Dammed if we don’t: 60-year project vetoed
Navia river villages seek compensation for decades of lost investment
A 60-year-old project to divert the Navia river in Lugo to construct a dam finally met its end this week when the Environment Ministry quashed it on ecological grounds.
The story began in 1951 when a company called Saltos de Navia, joint-owned by electricity companies Endesa and HC, proposed constructing a 75-meter dam in the area. Work began in 1964 but was halted by ferocious opposition from residents of four villages that would have been submerged by the project. By 1975, the proposed construction had risen to 150 meters.
After a series of setbacks, the Socialist government in 1995 gave the dam the go-ahead, reasoning that the license granted by the Franco regime was valid and no environmental impact study required.
The local administration in Navia de Suarna, one of the villages condemned to a subaquatic future by the scheme, appealed the government’s decision and the Supreme Court ruled in its favor, citing European rules on environmental impact reports. But Saltos de Navia was not to be deterred. In 2007, it presented an amended plan to the ministry for a 96-meter dam.

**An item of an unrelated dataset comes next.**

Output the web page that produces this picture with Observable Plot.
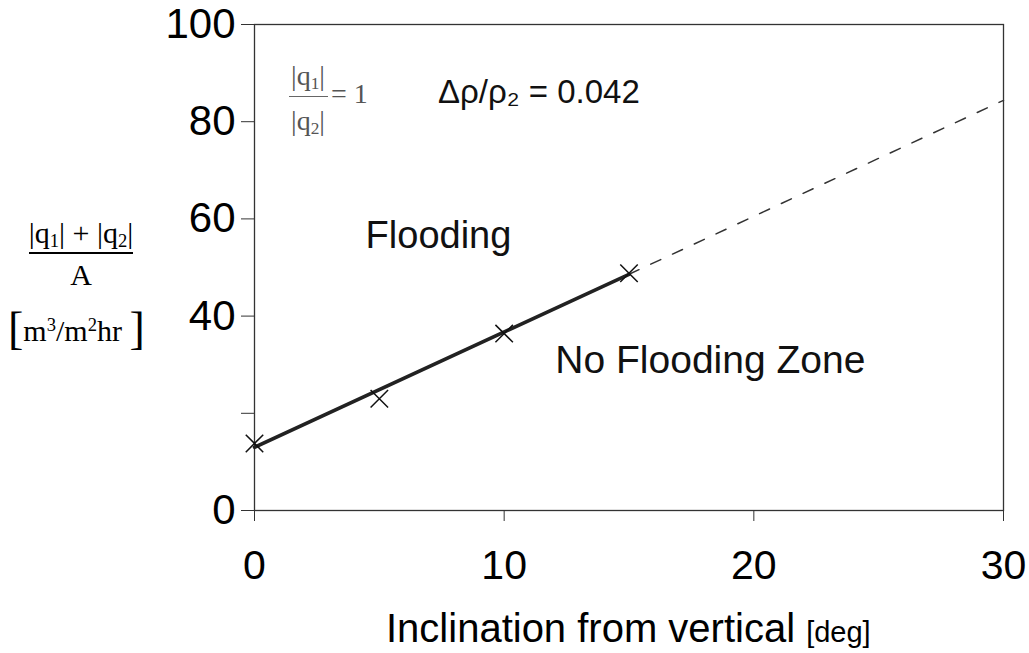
<!DOCTYPE html>
<html>
<head>
<meta charset="utf-8">
<script src="https://cdn.jsdelivr.net/npm/d3@7"></script>
<script src="https://cdn.jsdelivr.net/npm/@observablehq/plot@0.6"></script>
<style>
  html, body { margin: 0; padding: 0; background: #fff; }
  #wrap { position: relative; width: 1029px; height: 653px; overflow: hidden; }
  .ov { position: absolute; white-space: nowrap; line-height: 1; color: #000; }
  .serif { font-family: "Liberation Serif", "Times New Roman", serif; }
  .sans { font-family: "Liberation Sans", Arial, sans-serif; }
  .ov sub { font-size: 0.62em; vertical-align: -0.22em; line-height: 0; }
  .ov sup { font-size: 0.62em; vertical-align: 0.55em; line-height: 0; }
  .bar { position: absolute; }
  .br { font-size: 46px; line-height: 0; vertical-align: -0.07em; }
</style>
</head>
<body>
<div id="wrap"></div>
<script>
// ---- data ----
const angle = [0, 5, 10, 15];                 // inclination from vertical [deg]
const floodRate = [13.8, 23.0, 36.4, 48.8];   // (|q1|+|q2|)/A [m3/m2hr]
const fitX = [0, 15];
const fitY = [13.0, 48.6];
const extX = [15, 30];
const extY = [48.6, 84.4];
const xTicks = [0, 10, 20, 30];
const yTicks = [0, 20, 40, 60, 80, 100];
const yTickLabels = ["0", "", "40", "60", "80", "100"];
const regionLabels = ["Flooding", "No Flooding Zone"];
const regionX = [4.45, 12.05];
const regionY = [56.5, 30.8];
const densityNote = "Δρ/ρ₂ = 0.042";

const points = angle.map((a, i) => ({x: a, y: floodRate[i]}));
const fit = fitX.map((a, i) => ({x: a, y: fitY[i]}));
const ext = extX.map((a, i) => ({x: a, y: extY[i]}));

const chart = Plot.plot({
  width: 1029,
  height: 653,
  marginLeft: 254,
  marginRight: 26,
  marginTop: 24,
  marginBottom: 143,
  style: {fontFamily: "'Liberation Sans', Arial, sans-serif", background: "transparent", color: "#000"},
  x: {domain: [0, 30]},
  y: {domain: [0, 100]},
  marks: [
    Plot.frame({stroke: "#333", strokeWidth: 1.3}),
    Plot.axisY({ticks: yTicks, tickFormat: d => yTickLabels[yTicks.indexOf(d)], tickSize: 13, tickPadding: 6, fontSize: 42, label: null, stroke: "#333"}),
    Plot.axisX({ticks: xTicks, tickFormat: d => String(d), tickSize: 11, tickPadding: 28, fontSize: 41, label: null, stroke: "#333"}),
    Plot.line(ext, {x: "x", y: "y", stroke: "#333", strokeWidth: 1.5, strokeDasharray: "11,13"}),
    Plot.line(fit, {x: "x", y: "y", stroke: "#222", strokeWidth: 3.5}),
    Plot.dot(points, {x: "x", y: "y", symbol: "times", r: 8, stroke: "#111", strokeWidth: 1.5}),
    Plot.text(regionLabels, {x: (d, i) => regionX[i], y: (d, i) => regionY[i], text: d => d, textAnchor: "start", fontSize: (d, i) => i === 0 ? 38 : 39, fill: "#111"}),
    Plot.text([densityNote], {x: 7.35, y: 86, text: d => d, textAnchor: "start", fontSize: 33, fill: "#111"})
  ]
});

const wrap = document.getElementById("wrap");
chart.style.position = "absolute";
chart.style.left = "0px";
chart.style.top = "0px";
wrap.appendChild(chart);

// ---- text overlays (axis titles and formula annotation) ----
const html = `
  <div class="ov serif" style="left:27px; top:218px; width:108px; text-align:center; font-size:30px;">|q<sub>1</sub>| + |q<sub>2</sub>|</div>
  <div class="bar" style="left:29px; top:252px; width:104px; height:1.8px; background:#000;"></div>
  <div class="ov serif" style="left:29px; top:260px; width:104px; text-align:center; font-size:30px;">A</div>
  <div class="ov serif" style="left:8px; top:316px; font-size:30px;"><span class="br">[</span>m<sup>3</sup>/m<sup>2</sup>hr <span class="br">]</span></div>

  <div class="ov serif" style="left:287px; top:62px; width:42px; text-align:center; font-size:28px; color:#555;">|q<sub>1</sub>|</div>
  <div class="bar" style="left:289px; top:96px; width:39px; height:1.3px; background:#666;"></div>
  <div class="ov serif" style="left:287px; top:107px; width:42px; text-align:center; font-size:28px; color:#555;">|q<sub>2</sub>|</div>
  <div class="ov serif" style="left:331px; top:80px; font-size:28px; color:#555;">= 1</div>

  <div class="ov sans" style="left:386px; top:608px; font-size:40px;">Inclination from vertical <span style="font-size:29px;">[deg]</span></div>
`;
wrap.insertAdjacentHTML("beforeend", html);
</script>
</body>
</html>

However, as was to be expected, a 1951 project proposal was never likely to meet the stringent environmental standards of the 21st century. The ministry stated that “the justification for the project, based on the fight against climate change and the generation of clean energy, is insufficient.” The project would have had grave repercussions for two natural reserves populated by threatened species including the Cantabrian brown bear, the otter, the Pyrenean desman (a waterborne mole of the family Talpidae) and the river mother of pearl.
Fifteen archeological sites would have been submerged, but the company qualified the environmental impact as “moderate, as they would not have been destroyed.”
“We have always lived with the threat of the dam,” said Navia Mayor José Fernández. “Nobody has wanted to invest in the area for fear of the project.” Local villages would seek compensation, he added.